On Moscow's architectural revolution, Kiselyov, a Muscovite, said, "I'm happy to see all the architectural changes, though I can't say that I'm a big admirer of Zurab Tsereteli, for example."

Sign of the Times in Moscow?

Ever wonder about the Russian equivalent of a mom-and-pop business -- a Mama i Papa kiosk perhaps? Canadian businessman Dave Green and his wife, Viktoria, say it's hard work. Having come to Russia five years ago from his native Regina, Saskatchewan, Green chose to stay as an independent operator in Moscow with his Moscow Real Estate company.

Green was reminiscing last week at The Moscow Times' fifth anniversary party, held at the State Historical Museum.

About 200 guests received the opportunity to tour the magnificent museum, which reopened in September after a decade-long closure, and chat with Moscow Times' Publisher Derk Sauer, Editor Geoff Winestock, staffers and columnists.

Green said he hasn't been the only one of his family courageous enough to take on the challenging Moscow marketplace. He said when his 70-year-old mother, Joyce, visited last year from Regina -- population 175,000 -- "she kept saying hi to everyone on the street." Neither the size of the city nor her lack of Russian appeared to faze her.
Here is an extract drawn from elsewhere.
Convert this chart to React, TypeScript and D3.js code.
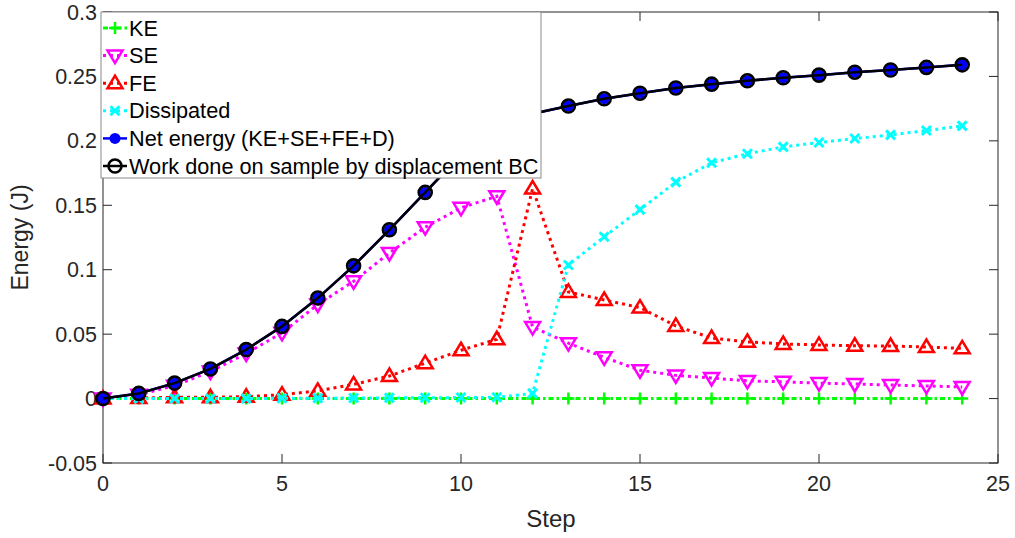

Also attending the party was Guy Marchand of Ghent, Belgium, who is a senior consultant with the Combellga communications firm and an administrative director of the European Business Club in Russia, and, like Green's mother he's evidently adapted well to the Russian culture.

In Belgium, brewers advertise 365 different beers, one for each day of the year. But, "I prefer the vodka," Marchand said.

He's also adapted to his marriage and has been happily wed for, "four years, three months, two weeks, two hours and," with a look at his watch and a wink at his wife, Natasha, "15 minutes."